The bank was quick to assure its customers that ‘no client positions had been affected’ by the loss – although it has caused analysts to speculate that UBS has a ‘problem with risk management’, as ZKB trading analyst Claude Zehnder put it. Fair enough: while there’s no question this is going to have a devastating effect on its finances, its reputation is also going to take a rather hefty kicking. It’s taken the bank a long time to regain the trust of investors after it was bailed out by the Swiss state in 2008 after it made huge losses on toxic assets. As recently as last month, it announced another 3,500 job cuts.
Whoever the mystery rogue trader is (UBS merely says it’s ‘still investigating’, although at the time of writing, there are rumours they’ve arrested a 31-year-old man in London in connection with the loss), his/her/its timing couldn’t have been much worse.

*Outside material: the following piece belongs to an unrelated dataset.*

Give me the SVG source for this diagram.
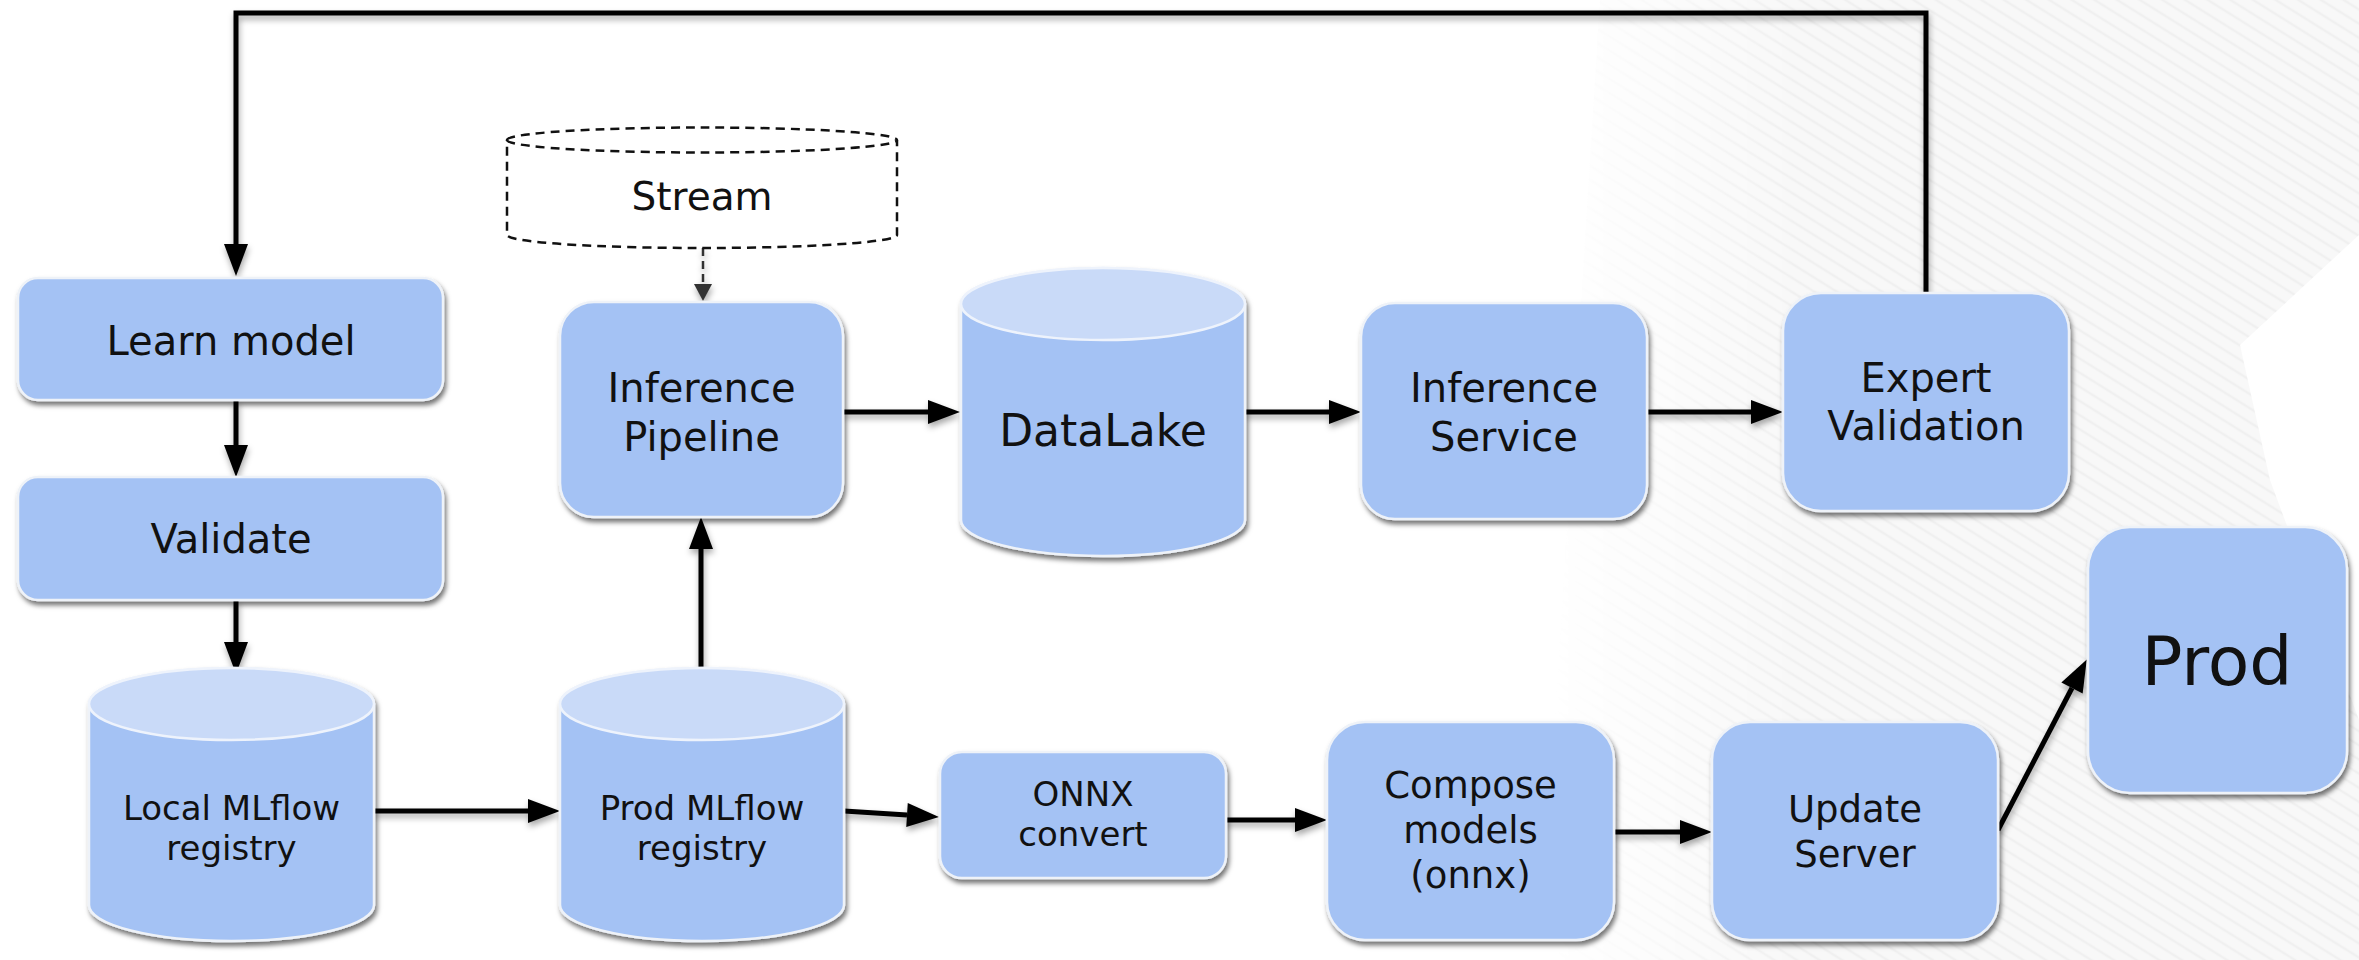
<svg xmlns="http://www.w3.org/2000/svg" width="2359" height="960" viewBox="0 0 2359 960">
<style>
.box{fill:#a4c2f4;stroke:#eef2f8;stroke-width:2.5;filter:url(#sh)}
.cyl{fill:#a4c2f4;stroke:#eef2f8;stroke-width:2.5}
.cyltop{fill:#c9daf8;stroke:#eef3fc;stroke-width:2.5}
.t{font-family:'DejaVu Sans','Liberation Sans',sans-serif;fill:#111;text-anchor:middle}
.c{fill:none;stroke:#000;stroke-width:5}
</style>
<defs>
<filter id="sh" x="-10%" y="-10%" width="125%" height="130%">
<feDropShadow dx="2" dy="4" stdDeviation="2.5" flood-color="#000" flood-opacity="0.55"/>
</filter>
<filter id="lsh" filterUnits="userSpaceOnUse" x="0" y="0" width="2359" height="960">
<feDropShadow dx="1" dy="4" stdDeviation="3" flood-color="#000" flood-opacity="0.35"/>
</filter>
<marker id="ah" markerUnits="userSpaceOnUse" markerWidth="32" markerHeight="24" refX="0" refY="12" orient="auto" overflow="visible">
<path d="M0,0 L32,12 L0,24 Z" fill="#000"/>
</marker>
<marker id="ahs" markerUnits="userSpaceOnUse" markerWidth="18" markerHeight="18" refX="0" refY="9" orient="auto" overflow="visible">
<path d="M0,0 L17,9 L0,18 Z" fill="#333"/>
</marker>
<pattern id="hatch" patternUnits="userSpaceOnUse" width="12" height="12" patternTransform="rotate(32)">
<rect width="12" height="12" fill="#f8f8f8"/>
<line x1="0" y1="6" x2="12" y2="6" stroke="#f0f0f0" stroke-width="2.5"/>
</pattern>
<linearGradient id="fade" x1="1550" y1="0" x2="1800" y2="0" gradientUnits="userSpaceOnUse">
<stop offset="0" stop-color="#fff" stop-opacity="0"/>
<stop offset="1" stop-color="#fff" stop-opacity="1"/>
</linearGradient>
<mask id="fm"><rect x="0" y="0" width="2359" height="960" fill="url(#fade)"/></mask>
</defs>
<rect width="2359" height="960" fill="#fff"/>
<g id="background" mask="url(#fm)">
<path d="M1600,0 H2359 V235 L2240,345 L2270,480 L2359,720 V960 H1540 Z" fill="url(#hatch)"/>
</g>

<g id="connectors" filter="url(#lsh)">
<path class="c" d="M1926,293 V13 H236 V244" marker-end="url(#ah)"/>
<path class="c" d="M236,400 V445" marker-end="url(#ah)"/>
<path class="c" d="M236,600 V642" marker-end="url(#ah)"/>
<path class="c" d="M374,811 H528" marker-end="url(#ah)"/>
<path class="c" d="M701,668 V549" marker-end="url(#ah)"/>
<path class="c" d="M843,412 H928" marker-end="url(#ah)"/>
<path class="c" d="M1245,412 H1329" marker-end="url(#ah)"/>
<path class="c" d="M1647,412 H1751" marker-end="url(#ah)"/>
<path class="c" d="M844,811 L907,815" marker-end="url(#ah)"/>
<path class="c" d="M1226,820 H1295" marker-end="url(#ah)"/>
<path class="c" d="M1614,832 H1680" marker-end="url(#ah)"/>
<path class="c" d="M1998,830 L2072,688" marker-end="url(#ah)"/>
<path d="M703,248 V284" fill="none" stroke="#333" stroke-width="2.5" stroke-dasharray="8,5" marker-end="url(#ahs)"/>
</g>

<g id="stream">
<path d="M507,140 A195,12.5 0 0 1 897,140 V235 A195,13 0 0 1 507,235 Z" fill="#fff" stroke="#111" stroke-width="2.5" stroke-dasharray="9,6"/>
<path d="M507,140 A195,12.5 0 0 0 897,140" fill="none" stroke="#111" stroke-width="2.5" stroke-dasharray="9,6"/>
<text class="t" x="702" y="210" font-size="39">Stream</text>
</g>

<g id="learn-model">
<rect class="box" x="18" y="278" width="425" height="122" rx="20"/>
<text class="t" x="231" y="355" font-size="40">Learn model</text>
</g>

<g id="validate">
<rect class="box" x="18" y="477" width="425" height="123" rx="20"/>
<text class="t" x="231" y="553" font-size="40">Validate</text>
</g>

<g id="local-mlflow">
<path class="cyl" filter="url(#sh)" d="M89,704 A142.5,36 0 0 1 374,704 V905 A142.5,36 0 0 1 89,905 Z"/>
<ellipse class="cyltop" cx="231.5" cy="704" rx="142.5" ry="36"/>
<text class="t" font-size="34"><tspan x="231.5" y="820">Local MLflow</tspan><tspan x="231.5" y="860">registry</tspan></text>
</g>

<g id="prod-mlflow">
<path class="cyl" filter="url(#sh)" d="M560,704 A142,36 0 0 1 844,704 V905 A142,36 0 0 1 560,905 Z"/>
<ellipse class="cyltop" cx="702" cy="704" rx="142" ry="36"/>
<text class="t" font-size="34"><tspan x="702" y="820">Prod MLflow</tspan><tspan x="702" y="860">registry</tspan></text>
</g>

<g id="inference-pipeline">
<rect class="box" x="560" y="302" width="283" height="215" rx="34"/>
<text class="t" font-size="40"><tspan x="701.5" y="402">Inference</tspan><tspan x="701.5" y="451">Pipeline</tspan></text>
</g>

<g id="datalake">
<path class="cyl" filter="url(#sh)" d="M961,304 A142,36 0 0 1 1245,304 V520 A142,36 0 0 1 961,520 Z"/>
<ellipse class="cyltop" cx="1103" cy="304" rx="142" ry="36"/>
<text class="t" x="1103" y="446" font-size="44">DataLake</text>
</g>

<g id="inference-service">
<rect class="box" x="1361" y="303" width="286" height="216" rx="34"/>
<text class="t" font-size="40"><tspan x="1504" y="402">Inference</tspan><tspan x="1504" y="451">Service</tspan></text>
</g>

<g id="expert-validation">
<rect class="box" x="1783" y="293" width="286" height="218" rx="38"/>
<text class="t" font-size="40"><tspan x="1926" y="392">Expert</tspan><tspan x="1926" y="440">Validation</tspan></text>
</g>

<g id="prod">
<rect class="box" x="2088" y="527" width="259" height="266" rx="42"/>
<text class="t" x="2217" y="685" font-size="68">Prod</text>
</g>

<g id="onnx-convert">
<rect class="box" x="940" y="752" width="286" height="126" rx="22"/>
<text class="t" font-size="34"><tspan x="1083" y="806">ONNX</tspan><tspan x="1083" y="846">convert</tspan></text>
</g>

<g id="compose-models">
<rect class="box" x="1327" y="722" width="287" height="218" rx="38"/>
<text class="t" font-size="37"><tspan x="1470.5" y="798">Compose</tspan><tspan x="1470.5" y="843">models</tspan><tspan x="1470.5" y="888">(onnx)</tspan></text>
</g>

<g id="update-server">
<rect class="box" x="1712" y="722" width="286" height="218" rx="38"/>
<text class="t" font-size="37"><tspan x="1855" y="822">Update</tspan><tspan x="1855" y="867">Server</tspan></text>
</g>
</svg>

Although the FTSE 100 started the morning with a rally after the French and German leaders put on show of unity viz. the Greek issue, the chances that it’ll go on for much longer are looking slim.

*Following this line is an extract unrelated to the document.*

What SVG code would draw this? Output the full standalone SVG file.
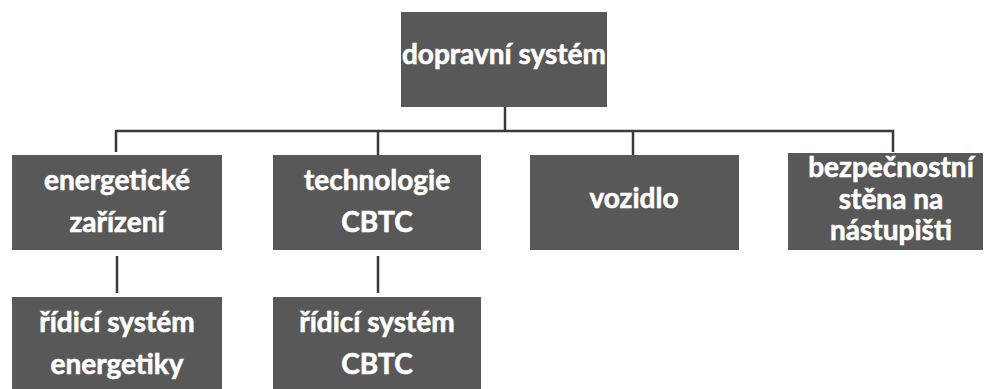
<svg xmlns="http://www.w3.org/2000/svg" width="985" height="389" viewBox="0 0 985 389">
<style>
.box{fill:#585858;}
.t{font-family:Lato,"Liberation Sans",sans-serif;font-weight:bold;font-size:28px;fill:#ffffff;stroke:#ffffff;stroke-width:0.6;text-anchor:middle;}
.c{stroke:#3a3a3a;stroke-width:2.5;fill:none;}
</style>
<rect width="985" height="389" fill="#ffffff"/>
<g id="connectors">
<path class="c" d="M505 107V131"/>
<path class="c" d="M116 152V131H893V152"/>
<path class="c" d="M378 131V155"/>
<path class="c" d="M633 131V155"/>
<path class="c" d="M117 256V293"/>
<path class="c" d="M378 256V293"/>
</g>
<g id="n0"><rect class="box" x="401" y="12" width="206" height="95"/><text class="t" x="504" y="64">dopravní systém</text></g>
<g id="n1"><rect class="box" x="12" y="155" width="210" height="95"/><text class="t" x="117" y="190">energetické</text><text class="t" x="117" y="232">zařízení</text></g>
<g id="n2"><rect class="box" x="273" y="155" width="208" height="95"/><text class="t" x="377" y="190">technologie</text><text class="t" x="377" y="232">CBTC</text></g>
<g id="n3"><rect class="box" x="530" y="155" width="209" height="95"/><text class="t" x="634" y="208">vozidlo</text></g>
<g id="n4"><rect class="box" x="788" y="153" width="195" height="97"/><text class="t" x="891" y="177">bezpečnostní</text><text class="t" x="891" y="209">stěna na</text><text class="t" x="891" y="240">nástupišti</text></g>
<g id="n5"><rect class="box" x="12" y="297" width="210" height="92"/><text class="t" x="117" y="332">řídicí systém</text><text class="t" x="117" y="374">energetiky</text></g>
<g id="n6"><rect class="box" x="273" y="297" width="208" height="92"/><text class="t" x="377" y="332">řídicí systém</text><text class="t" x="377" y="374">CBTC</text></g>
</svg>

The FTSE 100 gained more than 1% in early trading this morning, following a trend set by markets on Wall Street and in Asia last night. But with a Greek default now almost certainly on the cards, many traders don’t expect this positive mood to continue. Some have pointed out that the past three days have been ‘nothing more than a relief rally’.
All eyes for the next few days will be on countries like Italy and Spain, which could well be the next ones to be hit by a crisis. On Tuesday, Italy was officially paying the highest bond yields in the eurozone, suggesting it’s seen as the riskiest investment, while Spain is expected to pay a high premium on €4bn (£3.5bn) worth of bond issues it’s planning to make today.